有天半夜来了个急救病人,需要打开妇产科这面的一扇大门,一个护士就跑来说:都看好自己的孩子,来个急救病人,大门关不上。说完匆匆去了,吓得秦爹和奶奶一夜都不曾眨下眼睛。
秦恋也很快乐,快乐得一个劲儿地说话。护士说:“现在要少说话,刚做完手术话多伤了元气。”
可秦恋就是想说,因为她终于也有说话的权力了。剖腹产后的疼痛对于她来说,是那样的幸福。

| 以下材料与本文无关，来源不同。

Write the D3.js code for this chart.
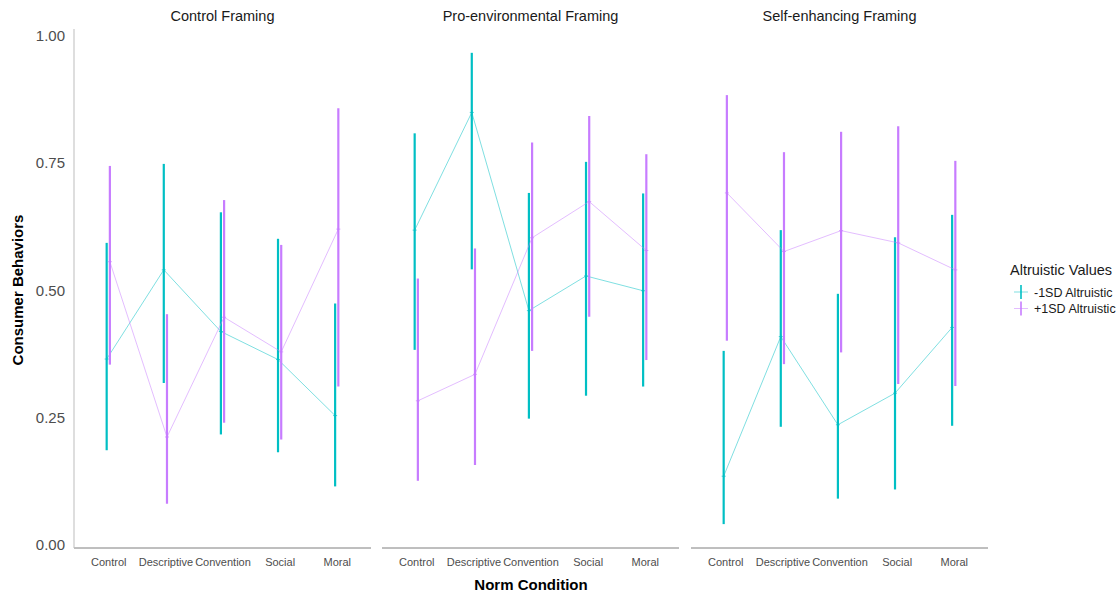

周棉棉也高兴得天天看着自己的孩子打磕睡。尽管在医院里花掉了他所有的钱,但他还是觉得他拥有了整个世界。秦恋的那个囊肿也拿掉了,还有一个孩子,算一算,在这花的这点钱,可比在那有名的妇产科医院,花八千多只做个囊肿划算多了。
秦恋生完孩子刚出院,杨岸香便在李傍晚的陪同下,住进了县人民医院。
丛晚玫觉得县人民医院太委屈自己的女儿,要求杨思成去北京或者香港。杨思成说:生个孩子至于那么折腾吗,剖腹产现在也不是什么大手术了,连乡镇卫生院都做得麻麻利利的。再说,岸香她说要自己生,还有什么问题。丛晚玫听了就觉得杨思成已不再疼爱岸香,便很生气地说:“开封也有大学,但能和北大清华相比吗?”
杨思成听了气得丢下一句:“要是岸香生产时有什么异常,我会派架飞机直飞北京就是了。”
对于爸爸妈妈的争吵,杨岸香是不知道的,就是知道也不会去理会。因为,她本想在乡医院里待产的,是杨思芳须要她来和她一起待产,要不她害怕。为了安抚姑姑的待产情绪她就来了。
“当了这么些年的医生,我这还是头一次在病房外面当家属。”马照福在产房外和李傍晚笑说。
李傍晚说:“是啊,此时是一个奇妙又无比幸福的感觉。”
傍晚妈嘟囔说:“这也特稀罕啦,同一天结婚,同一天生子。剖腹产也就算了,还都是顺产。都说世界之大无奇不有,可咱这个世界也不大呀,连县都没出就这整好?”
“妈,你在那嘟囔啥哩?”
“没,没啥,就是想你爸在家喂驴没喂。”话刚落,就听杨思芳在里面“啊、啊”地乱叫上了。
杨岸香说:姑,你别喊了,要一声不吭才好,才有气力生孩子。
杨思芳说:一声不吭?这么疼。我喊,喊!喊的全世界都知道我生孩子了。说着又“啊、啊、啊”地叫起来了。
叫得门外的马照福秃脑门上直往外冒汗珠。这样叫了一会,杨思芳就没力气了。一平静下来,马照福就更冒汗了。杨思芳叫喊时他脑门上冒的汗是热的,杨思芳一停下来喊叫,他脑门上的汗就变成凉的了。嘴里念叨了说:“咋不叫了,咋不叫了……”
不知过了多久,里面传来孩子的哭声。傍晚妈一边往门口跑一边说:“生啦!生啦!”
不会一个护士开了个门缝儿,只露出个头说:“杨岸香的家属,母子平安,生了个带把的。”
“思芳呢?”
“院长妇人已喊得没有力气了,孩子还得攒点力气才能生出来。”那护士说完,“咣当”一下关上门去了。